堤さん、若くてカワイくて色気がある誠さまを好演。ラストに向かっては
修羅と化す男の心模様をすごい形相で演じきり、引き込まれてしまった。
最前列で観た日、最後の場面で堤さんの目の下に涙のあとが・・・。
~山の民が住むところだから、ここも山に決まってるじゃないか~
誠さまが涙したのはそんな山の民の心根をしかと受け止めた時なのですか?
そして、やはり松雪さん。凛としていて、色っぽくもあり、ワルにもなり、
そのクセ惚れた男に弱点を全部見せてしまう。女も憧れるある種の女の魅力
が舞台でうまく引き出されてた。
初舞台の「夜叉ケ池」はこんな生々しいお芝居ではなかったので、今回の
情念の女、勝山太夫はハマったなと思う。
怖くて残酷な古田さんは憎たらしいし、じゅんさんはカッコよすぎ(笑)。
これからも新感線、ギャグなし路線でいくのだろうか?

舞台装置や演出のことなど

登場人物がやたら歩くのが今回は目立った。

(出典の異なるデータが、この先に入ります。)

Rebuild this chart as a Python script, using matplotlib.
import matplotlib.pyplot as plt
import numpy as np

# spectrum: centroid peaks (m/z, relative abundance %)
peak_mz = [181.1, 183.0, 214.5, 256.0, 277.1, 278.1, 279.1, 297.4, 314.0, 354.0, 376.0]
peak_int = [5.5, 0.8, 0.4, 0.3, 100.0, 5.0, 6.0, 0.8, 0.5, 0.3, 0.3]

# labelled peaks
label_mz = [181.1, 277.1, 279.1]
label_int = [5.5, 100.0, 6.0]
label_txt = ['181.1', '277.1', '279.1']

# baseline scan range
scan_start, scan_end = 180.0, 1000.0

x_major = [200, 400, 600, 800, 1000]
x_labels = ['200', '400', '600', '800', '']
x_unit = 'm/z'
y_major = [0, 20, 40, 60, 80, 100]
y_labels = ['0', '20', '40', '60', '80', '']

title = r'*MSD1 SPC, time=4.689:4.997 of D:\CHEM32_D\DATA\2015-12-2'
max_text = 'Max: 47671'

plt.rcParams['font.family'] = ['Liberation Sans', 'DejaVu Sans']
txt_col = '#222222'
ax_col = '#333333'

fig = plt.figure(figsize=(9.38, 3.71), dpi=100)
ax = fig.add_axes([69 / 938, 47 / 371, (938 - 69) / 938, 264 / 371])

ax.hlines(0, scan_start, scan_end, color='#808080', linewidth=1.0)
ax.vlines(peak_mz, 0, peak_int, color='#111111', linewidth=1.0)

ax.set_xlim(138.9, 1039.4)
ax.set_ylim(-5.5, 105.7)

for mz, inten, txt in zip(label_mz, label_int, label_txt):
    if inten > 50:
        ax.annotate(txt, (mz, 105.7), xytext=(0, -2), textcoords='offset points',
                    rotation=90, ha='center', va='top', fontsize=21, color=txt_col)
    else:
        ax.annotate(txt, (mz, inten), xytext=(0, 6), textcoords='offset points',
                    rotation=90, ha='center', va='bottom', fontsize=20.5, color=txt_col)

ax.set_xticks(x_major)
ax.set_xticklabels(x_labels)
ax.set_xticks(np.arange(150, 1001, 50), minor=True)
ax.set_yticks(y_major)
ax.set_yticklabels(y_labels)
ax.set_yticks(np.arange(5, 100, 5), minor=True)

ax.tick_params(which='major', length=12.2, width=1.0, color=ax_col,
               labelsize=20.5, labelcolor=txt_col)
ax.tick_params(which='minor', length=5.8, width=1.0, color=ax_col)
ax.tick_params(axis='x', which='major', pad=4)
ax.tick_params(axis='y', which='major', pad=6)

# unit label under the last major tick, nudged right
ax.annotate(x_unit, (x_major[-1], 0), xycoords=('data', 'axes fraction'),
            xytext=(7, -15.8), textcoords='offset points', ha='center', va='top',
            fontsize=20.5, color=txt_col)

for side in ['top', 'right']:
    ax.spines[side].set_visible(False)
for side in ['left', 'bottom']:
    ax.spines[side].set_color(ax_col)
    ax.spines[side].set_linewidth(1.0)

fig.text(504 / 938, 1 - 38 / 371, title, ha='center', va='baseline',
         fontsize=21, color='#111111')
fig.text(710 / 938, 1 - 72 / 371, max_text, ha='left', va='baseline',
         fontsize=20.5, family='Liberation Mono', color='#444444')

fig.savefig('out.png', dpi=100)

人物の移動に合わせて
回り舞台が変化するので、舞台なのに風景が飽きない。
最近観た「野田版 研辰の討たれ」でも、移りゆく街道の風景とか、宿の中
の広がりや奥行きを見せるのに回り舞台がうまく使われていたけれど、
「吉原御免状」もそのタイプ。華麗な花魁道中、吉原に出入りする路、遊郭
の長い廊下や、部屋への通路などに回り舞台がうまく使われ、シーンごとに
変化が楽しめて新鮮だった。

吉原の成り立ちを説明するところもいい。
おばばさまが誠一郎の上にまたがるという(きもエロチックな!)シーン
から昔へトリップするシーン。おばばさまの背中には入れ墨♪
後ろ姿が若い女性にしか見えないのもすごっ。(高田聖子さんだから若い
のは当然なんだけど、それにしてもキレイなプロポーション~!)
舞台が回って場面転換すると、もうその中に八百比丘尼おばばさまと
誠一郎が違う姿で登場しているところが、映画みたいで好きっ!
道々の輩のカラフルな衣装やロシア風の民族舞踊っぽいダンスとか、
ここは大事な見せ場であり、ビジュアルも楽しめた。

殺陣をチェック

誠一郎の殺陣は初めからオイシイとこは全部見せない(笑)。
最初は剣を持ってもただ、かわすだけ。
裏柳生の兵たちと闘うのにも1本だけで闘っている。
(オマエは武蔵の弟子なんだろー、二刀流はいつ見せるんだ!)
と客席をじらせる作戦?
やがて、決闘の場面が来て、義仙が誠一郎の出生の秘密を明かす。
それが腑に落ちた瞬間、誠一郎が2本目の剣をようやく抜く。
初めて3つの名前が舞台でそろう瞬間だ。
後水尾天皇(父)ー 宮本武蔵(養父)ー 松永誠一郎(子)の
美しい絆。この時の二刀流のシルエットにはゾクッとしましたー!!
私はどうもこういう形式美的なものにヨワイ。
堤さんの殺陣は腰を低く重心を落として、両脚を開く構えを多用(笑)。
誠一郎の時には回りながら横に斬る立ち回りが多いのに比べ、若き甚右衛門
の時には大刀を上の方で回す殺陣。見た目にも違いを出していた。
そして、虎乱の陣。相手を倒すためには手段を選ばず、自軍側にも死者が
出るようにあらかじめ考えられた捨て身の集団の剣。
(原作がいま手元にないので、まどろっこしい言い方だわ~。)
実際にビジュアル化されたのを観ると、ほお~っという感動。
これは2階席や3階席で観たかったなー!!

あー、また長文をダラダラと。
というワケで、「吉原御免状」が新感線の舞台になってやっぱりヨカッタ。